The identity of a Finnish farmer is a balancing act between the roles of peasant, producer and entrepreneur. Many farmers, though acknowledging the pressure towards entrepreneurship, still think of their profession as a lifestyle that is passed on from one generation to the next. More and more, however, are introducing various forms of enterprise on their farms.
In his doctoral thesis Research Scientist Jarkko Pyysiäinen of MTT Agrifood Research Finland studied the attitudes towards entrepreneurship in the farm context of farmers, municipal decision-makers and experts in the agriculture sector. What he found was that while decision-makers rarely question the desirability of entrepreneurship, farmers tend to harbour reservations.
"Farmers are unsure of the desirability, or indeed the plausibility, of entrepreneurship in the farm context. Farmers saw the family farm, a family-oriented lifestyle and primary production as values in themselves; entrepreneurship was even seen as being a threat to these," Pyysiäinen notes.
The material for the thesis study comprised individual and focus group interviews of farmers, municipal decision-makers and agriculture sector experts, which Pyysiäinen analysed using qualitative methods of discourse analysis. Carried out between 2004 and 2007 and predominantly targeting farmers, the interviews totalled 50.
New business operations should not be too new or alien
Of the interview locations, two were in eastern, one in western and one in southern Finland.
There were no regional differences between farmers' general approaches to entrepreneurship. According to Pyysiäinen, the most notable differences depended on the type of farming and on the existing business operations in the region and on the farms.
Farmers still commonly relate to a peasant identity, which delimits the development of new business operations. New business operations were viewed positively if they were not seen as posing a threat to the traditional identity and to conventional farm operations. If they were seen as being too far removed from these, the thought was rejected.

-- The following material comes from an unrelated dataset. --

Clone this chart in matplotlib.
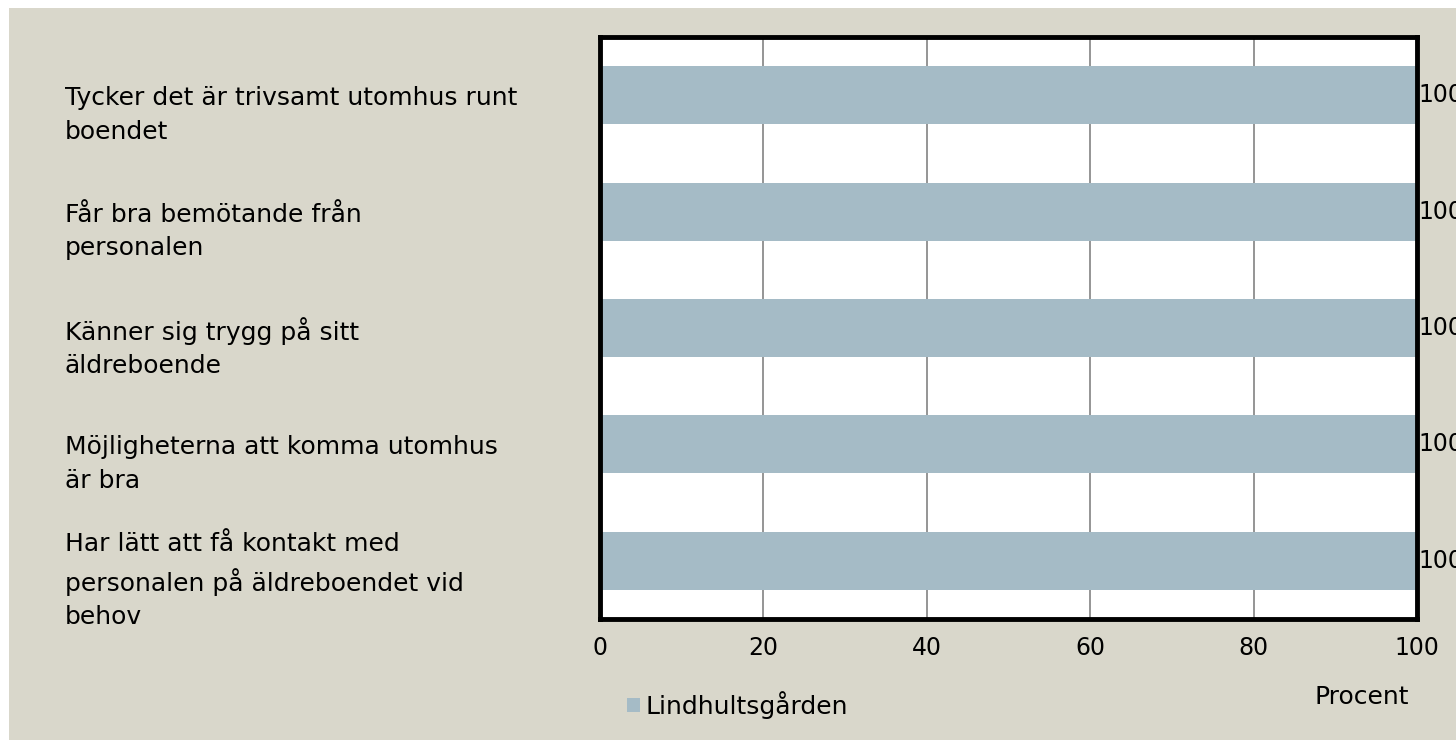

"Forms of business supporting primary production on the farm, such as farm tourism and the upgrading of primary products, were seen as natural and attracting alternatives. On the other hand, operations were more likely to be deemed unsuitable if the competitive situation or the nature of the customer relations relating to the business operations involved an increased need for cooperative effort with external actors and networks," says Pyysiäinen, by way of illustration.
Excessive workload feared
The interviews also revealed that farmers relate readily to independence and freedom, attributes traditionally associated with entrepreneurship. This helped to view entrepreneurship in a positive light.
The threats associated with entrepreneurship included an excessive increase in workload and the need for added sales and marketing efforts. Marketing, sales promotion and product development in particular were seen as stealing working hours from primary production, and also involved the risk of being thought of as being "just for the sake of it".
"This presents major obstacles for the promotion of farm enterprise, which is largely based on networking and various projects. These might feel alien to farmers," Pyysiäinen points out.
Focus on farm resources and networks
The interview material for the study indicated that decision-makers also acknowledge that the methods for promoting entrepreneurship and the reality at the grass-roots level do not always meet. These were nonetheless seen as necessary for creating new income opportunities for farms.
Pyysiäinen stresses that the means for promoting farm enterprise should not be too straightforward, but should leave room for various ideas and initiatives. What is essential is to examine each farm individually. Farmers' ambitions towards autonomy should also be respected.
"Few farmers are ready to consider entrepreneurship from scratch. Consideration should be given to the farm's existing resources and social networks and the way of life connected with them. These provide the framework for operations on the farm and form the starting point for the development of entrepreneurship in a meaningful way," Pyysiäinen emphasises.
The doctoral thesis of Jarkko Pyysiäinen (M.Soc.Sc.), "Constructing and negotiating entrepreneurial agency. A social psychological approach to entrepreneurship discourse in the farm context" will be reviewed at the Faculty of Social Sciences of the University of Helsinki on 10 December 2011. Professor Stephen Reicher from the University of St Andrews in Scotland will act as opponent, with Professor Karmela Liebkind from the University of Helsinki as custos.